From the first line of the listing below to the line with "Chart.defaults.color = '#000000';", print each line exactly, and nothing more. Leave out the pictures.

── Record list ──

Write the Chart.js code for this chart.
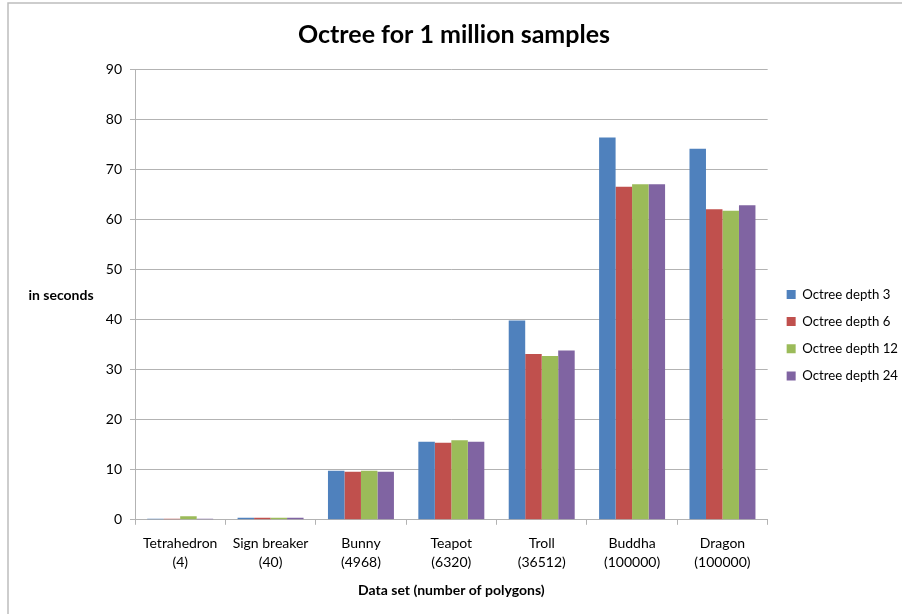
<!DOCTYPE html>
<html>
<head>
<meta charset="utf-8">
<script src="https://cdn.jsdelivr.net/npm/chart.js@4/dist/chart.umd.min.js"></script>
<style>
  html, body { margin: 0; padding: 0; background: #ffffff; }
  #wrap { position: relative; width: 902px; height: 614px; }
</style>
</head>
<body>
<div id="wrap"><canvas id="chart" width="902" height="614"></canvas></div>
<script>
// Data sets (number of polygons) on the category axis
const categories = [
  ['Tetrahedron', '(4)'],
  ['Sign breaker', '(40)'],
  ['Bunny', '(4968)'],
  ['Teapot', '(6320)'],
  ['Troll', '(36512)'],
  ['Buddha', '(100000)'],
  ['Dragon', '(100000)']
];

// Run time in seconds per octree depth
const depth3  = [0.2, 0.4, 9.8, 15.6, 39.8, 76.3, 74.1];
const depth6  = [0.2, 0.4, 9.6, 15.4, 33.1, 66.5, 62.0];
const depth12 = [0.7, 0.4, 9.8, 15.9, 32.7, 67.0, 61.7];
const depth24 = [0.2, 0.4, 9.6, 15.6, 33.8, 67.0, 62.8];

const seriesNames = ['Octree depth 3', 'Octree depth 6', 'Octree depth 12', 'Octree depth 24'];
const yTicks = [0, 10, 20, 30, 40, 50, 60, 70, 80, 90];

const colors = ['#4F81BD', '#C0504D', '#9BBB59', '#8064A2'];
const gridGray = '#b3b3b3';
const FONT = 'Lato, "Open Sans", "Liberation Sans", sans-serif';

Chart.defaults.font.family = FONT;
Chart.defaults.color = '#000000';

// Draws the chart-area frame and the horizontal y-axis caption
const decorations = {
  id: 'decorations',
  afterDraw(chart) {
    const ctx = chart.ctx;
    ctx.save();
    ctx.strokeStyle = '#bdbdbd';
    ctx.lineWidth = 1.5;
    ctx.beginPath();
    ctx.moveTo(8, 620);
    ctx.lineTo(8, 3);
    ctx.lineTo(910, 3);
    ctx.stroke();
    ctx.fillStyle = '#000000';
    ctx.font = 'bold 14px ' + FONT;
    ctx.textAlign = 'center';
    ctx.textBaseline = 'middle';
    ctx.fillText('in seconds', 61, 295);
    ctx.restore();
  }
};

const datasets = [depth3, depth6, depth12, depth24].map((values, i) => ({
  label: seriesNames[i],
  data: values,
  backgroundColor: colors[i],
  borderWidth: 0,
  categoryPercentage: 0.73,
  barPercentage: 1.0
}));

new Chart(document.getElementById('chart'), {
  type: 'bar',
  data: { labels: categories, datasets },
  plugins: [decorations],
  options: {
    responsive: false,
    animation: false,
    devicePixelRatio: 1,
    layout: { padding: { left: 0, right: -6, top: 0, bottom: 15 } },
    plugins: {
      title: {
        display: true,
        text: 'Octree for 1 million samples',
        font: { size: 25, weight: 'bold', lineHeight: 1.2 },
        color: '#000000',
        padding: { top: 20, bottom: 19 }
      },
      legend: {
        position: 'right',
        align: 'center',
        title: {
          display: true,
          text: '',
          font: { size: 12, lineHeight: 1.2 },
          padding: { top: 57, bottom: 0 }
        },
        labels: {
          boxWidth: 9,
          boxHeight: 9,
          padding: 14,
          font: { size: 13.2 },
          color: '#000000'
        }
      },
      tooltip: { enabled: false }
    },
    scales: {
      x: {
        grid: {
          offset: true,
          drawOnChartArea: false,
          drawTicks: true,
          tickLength: 5,
          color: gridGray
        },
        border: { color: gridGray },
        ticks: {
          padding: 10,
          font: { size: 14, lineHeight: 1.3 },
          color: '#000000',
          maxRotation: 0,
          autoSkip: false
        },
        title: {
          display: true,
          text: 'Data set (number of polygons)',
          font: { size: 14, weight: 'bold', lineHeight: 1.2 },
          color: '#000000',
          padding: { top: 1, bottom: 0 }
        }
      },
      y: {
        min: 0,
        max: 90,
        afterBuildTicks(scale) {
          scale.ticks = yTicks.map(v => ({ value: v }));
        },
        afterFit(scale) { scale.width = 135; },
        grid: {
          color: gridGray,
          tickLength: 5
        },
        border: { color: gridGray },
        ticks: {
          padding: 8,
          font: { size: 14 },
          color: '#000000'
        }
      },
      // empty strip between the plot and the legend
      gap: {
        type: 'linear',
        position: 'right',
        display: true,
        afterFit(scale) { scale.width = 5; },
        grid: { display: false },
        border: { display: false },
        ticks: { display: false }
      }
    }
  }
});
</script>
</body>
</html>
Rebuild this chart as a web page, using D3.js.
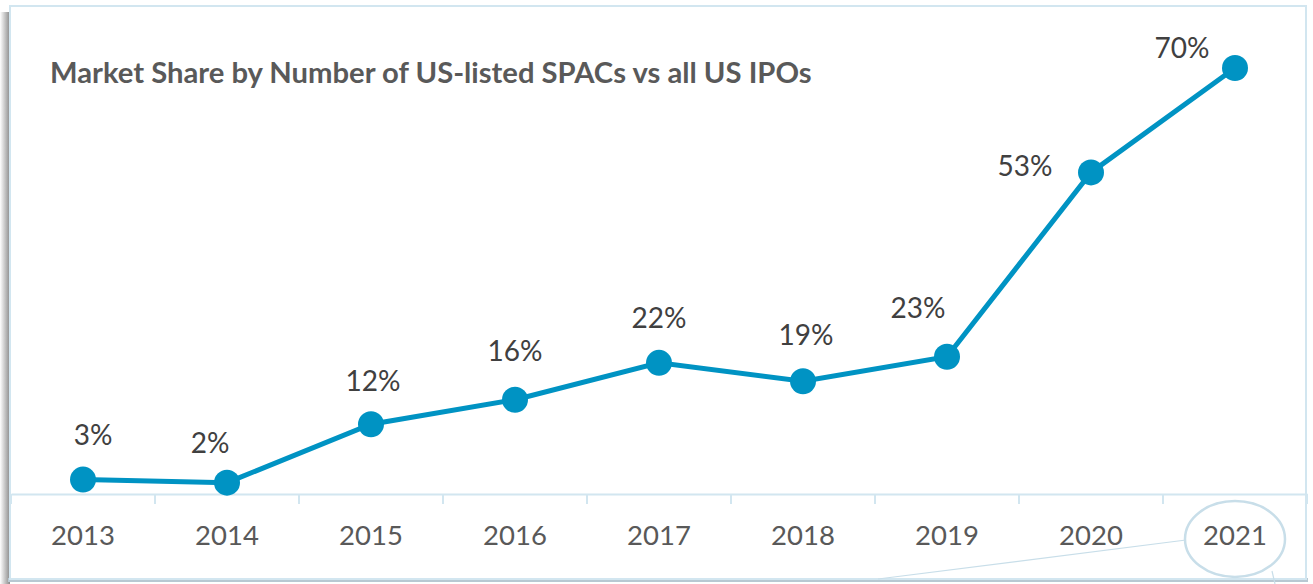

───

# Finished answer:
Write the Chart.js code for this chart.
<!DOCTYPE html>
<html>
<head>
<meta charset="utf-8">
<script src="https://cdn.jsdelivr.net/npm/chart.js@4/dist/chart.umd.min.js"></script>
<style>
  html, body { margin: 0; padding: 0; background: #ffffff; }
  #wrap { position: relative; width: 902px; height: 614px; }
</style>
</head>
<body>
<div id="wrap"><canvas id="chart" width="902" height="614"></canvas></div>
<script>
// Data sets (number of polygons) on the category axis
const categories = [
  ['Tetrahedron', '(4)'],
  ['Sign breaker', '(40)'],
  ['Bunny', '(4968)'],
  ['Teapot', '(6320)'],
  ['Troll', '(36512)'],
  ['Buddha', '(100000)'],
  ['Dragon', '(100000)']
];

// Run time in seconds per octree depth
const depth3  = [0.2, 0.4, 9.8, 15.6, 39.8, 76.3, 74.1];
const depth6  = [0.2, 0.4, 9.6, 15.4, 33.1, 66.5, 62.0];
const depth12 = [0.7, 0.4, 9.8, 15.9, 32.7, 67.0, 61.7];
const depth24 = [0.2, 0.4, 9.6, 15.6, 33.8, 67.0, 62.8];

const seriesNames = ['Octree depth 3', 'Octree depth 6', 'Octree depth 12', 'Octree depth 24'];
const yTicks = [0, 10, 20, 30, 40, 50, 60, 70, 80, 90];

const colors = ['#4F81BD', '#C0504D', '#9BBB59', '#8064A2'];
const gridGray = '#b3b3b3';
const FONT = 'Lato, "Open Sans", "Liberation Sans", sans-serif';

Chart.defaults.font.family = FONT;
Chart.defaults.color = '#000000';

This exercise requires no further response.